Los indicadores del derrumbe del modelo del mercado sin regulación son tantos que nadie puede sostener que el duopolio político Coalición-Concertación haya sido exitoso en la construcción de la democracia ciudadana: la permanencia de la Constitución Pinochet-Lagos, como pacto social, se derrumbará de todas maneras. El Chile segmentado, clasista, de castas, oligárquico y racista no resiste el peso de la historia.
No es necesario ser economista ni genio, sociólogo, político, psicólogo, filósofo o estadista para captar que en el siglo XXI es insostenible un país cuyos dueños sean cinco familias y sus jefes estén clasificados, en la Revista Forbes, como los hombres más ricos del mundo mientras el 75% gana un salario inferior a la tasa imponible. Un país donde las empresas pagan pocos impuestos y casi la mitad de lo recaudado lo sostienen los ciudadanos de a pie a través del IVA -que equivale casi al 50% de la recaudación fiscal.
En todas las áreas de la vida social la esencia del Chile de hoy es la desigualdad inmoral, antiética y por consecuencia inaceptable. La Concertación y la Coalición por el Cambio han demostrado en más de 20 años su incapacidad para poner fin al marasmo que caracteriza al Chile actual. La dicotomía fundamental hoy por hoy está entre continuar el gatopardismo -remozamiento a un modelo ya obsoleto- o intentar un nuevo pacto social, cuya expresión concreta sea la implementación de una Asamblea Constituyente que dé paso a una nueva Carta Magna, surgida por primera vez en nuestra historia no de guerras civiles o de la voluntad de personajes autoritarios – Portales, Alessandri, Pinochet- sino de la sociedad civil organizada que, por mucho que quiera ignorarla el neoliberalismo, sigue viva y rebelde.

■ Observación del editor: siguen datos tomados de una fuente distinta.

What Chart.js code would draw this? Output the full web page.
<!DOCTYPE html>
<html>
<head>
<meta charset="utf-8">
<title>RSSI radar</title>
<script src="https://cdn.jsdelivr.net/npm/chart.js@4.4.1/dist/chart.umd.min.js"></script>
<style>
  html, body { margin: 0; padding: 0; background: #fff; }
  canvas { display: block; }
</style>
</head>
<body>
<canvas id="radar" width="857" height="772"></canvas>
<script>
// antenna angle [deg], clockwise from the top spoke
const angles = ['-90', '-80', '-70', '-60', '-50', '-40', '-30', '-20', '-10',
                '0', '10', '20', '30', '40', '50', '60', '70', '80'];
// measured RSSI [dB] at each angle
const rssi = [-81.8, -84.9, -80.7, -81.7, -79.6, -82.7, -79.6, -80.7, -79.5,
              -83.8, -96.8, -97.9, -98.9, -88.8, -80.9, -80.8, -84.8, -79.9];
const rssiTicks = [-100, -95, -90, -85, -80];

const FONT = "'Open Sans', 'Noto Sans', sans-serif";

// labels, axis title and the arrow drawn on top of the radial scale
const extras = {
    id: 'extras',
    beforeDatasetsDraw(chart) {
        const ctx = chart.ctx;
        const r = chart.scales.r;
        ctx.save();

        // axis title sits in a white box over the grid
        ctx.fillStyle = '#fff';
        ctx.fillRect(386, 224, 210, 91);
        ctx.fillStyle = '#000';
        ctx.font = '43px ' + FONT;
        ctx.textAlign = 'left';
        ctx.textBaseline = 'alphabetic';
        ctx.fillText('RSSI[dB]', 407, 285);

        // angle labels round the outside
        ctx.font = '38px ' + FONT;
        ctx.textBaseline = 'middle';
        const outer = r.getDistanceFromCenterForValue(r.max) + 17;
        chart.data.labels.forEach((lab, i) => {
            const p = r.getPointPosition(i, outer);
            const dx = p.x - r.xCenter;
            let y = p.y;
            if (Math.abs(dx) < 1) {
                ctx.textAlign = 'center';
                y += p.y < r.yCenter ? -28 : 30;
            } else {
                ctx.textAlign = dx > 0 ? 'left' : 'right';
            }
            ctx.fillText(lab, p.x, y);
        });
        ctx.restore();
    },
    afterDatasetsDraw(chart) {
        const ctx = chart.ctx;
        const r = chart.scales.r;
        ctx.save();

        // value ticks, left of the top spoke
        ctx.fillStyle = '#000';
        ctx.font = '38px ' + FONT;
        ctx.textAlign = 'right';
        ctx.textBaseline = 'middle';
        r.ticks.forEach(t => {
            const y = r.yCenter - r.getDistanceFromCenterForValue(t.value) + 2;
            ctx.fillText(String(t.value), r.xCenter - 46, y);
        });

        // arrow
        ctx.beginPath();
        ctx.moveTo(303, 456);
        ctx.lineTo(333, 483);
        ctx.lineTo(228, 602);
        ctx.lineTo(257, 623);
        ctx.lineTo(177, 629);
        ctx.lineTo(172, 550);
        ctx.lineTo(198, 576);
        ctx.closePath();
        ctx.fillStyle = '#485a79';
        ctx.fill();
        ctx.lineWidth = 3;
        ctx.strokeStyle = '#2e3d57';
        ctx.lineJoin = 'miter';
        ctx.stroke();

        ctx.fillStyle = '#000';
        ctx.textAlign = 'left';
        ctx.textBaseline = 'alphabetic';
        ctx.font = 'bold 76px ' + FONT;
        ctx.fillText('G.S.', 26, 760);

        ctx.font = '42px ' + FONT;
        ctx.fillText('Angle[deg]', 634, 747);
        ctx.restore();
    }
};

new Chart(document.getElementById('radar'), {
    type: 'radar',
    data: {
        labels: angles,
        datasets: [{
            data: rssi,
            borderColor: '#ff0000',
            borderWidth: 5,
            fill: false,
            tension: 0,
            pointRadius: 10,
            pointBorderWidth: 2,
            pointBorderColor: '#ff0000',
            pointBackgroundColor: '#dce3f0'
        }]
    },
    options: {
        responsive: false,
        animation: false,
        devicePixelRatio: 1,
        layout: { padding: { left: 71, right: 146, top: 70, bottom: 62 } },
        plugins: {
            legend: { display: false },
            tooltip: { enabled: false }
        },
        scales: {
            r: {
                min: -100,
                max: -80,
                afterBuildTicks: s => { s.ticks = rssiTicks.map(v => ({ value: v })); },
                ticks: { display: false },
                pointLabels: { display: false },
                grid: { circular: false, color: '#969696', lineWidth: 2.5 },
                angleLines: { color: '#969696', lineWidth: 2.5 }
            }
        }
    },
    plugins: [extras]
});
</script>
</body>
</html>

La democracia representativa y parlamentaria está dando demostraciones de agotamiento en todo el mundo y lo mismo ocurre con lo que se puede llamar democracia electoral. En formas clásicas de liberación (propias del siglo XX) hay muy pocas posibilidades de salida a las crisis de representación, que no es otra cosa que el desprecio de los detentores de la soberanía -de los ciudadanos- respecto de quienes los representan, que debieran ser sus auténticos empleados y servidores. No hay ninguna institución que escape al rechazo ciudadano: los partidos políticos, el Parlamento, el Ejecutivo, los tribunales de justicia, la Iglesia -sólo se salvarían los bomberos, por su carácter altruista.
No se trata de parchar un sistema político y social obsolescente, no basta con realizar reformas a medias, darle una mano de gato al duopolio, sino que es necesario cambiar las reglas de la sociedad. Esto implica: instaurar un régimen político semi-presidencial, un sistema electoral competitivo, un Chile incipientemente federal, una educación pública cuyo eje sea la igualdad de oportunidades y no la sirvienta del mercado, una salud pública donde el paciente no sea discriminado por su carencia de dinero u otra condición. En síntesis, hay que poner fin a una concepción del hombre y la sociedad en que la libertad de comprar y vender sea el alfa y el omega, lo cual significa que el único sentido de la existencia sea el mercado, reemplazándola por una sociedad cuyo centro sea además la igualdad y las libertades ciudadanas, que por esencia son muy diferentes a la concepción del anarquismo neoliberal, que reniega de la sociedad y se centra sólo en el individuo, concebido como consumidor.
Estas dos visiones debieran constituirse en el tema central del debate político, a diferencia de la mezquindad del reparto de puestos públicos de que hacen gala los partidos del duopolio, ignorando que están preparando su propio cadalso.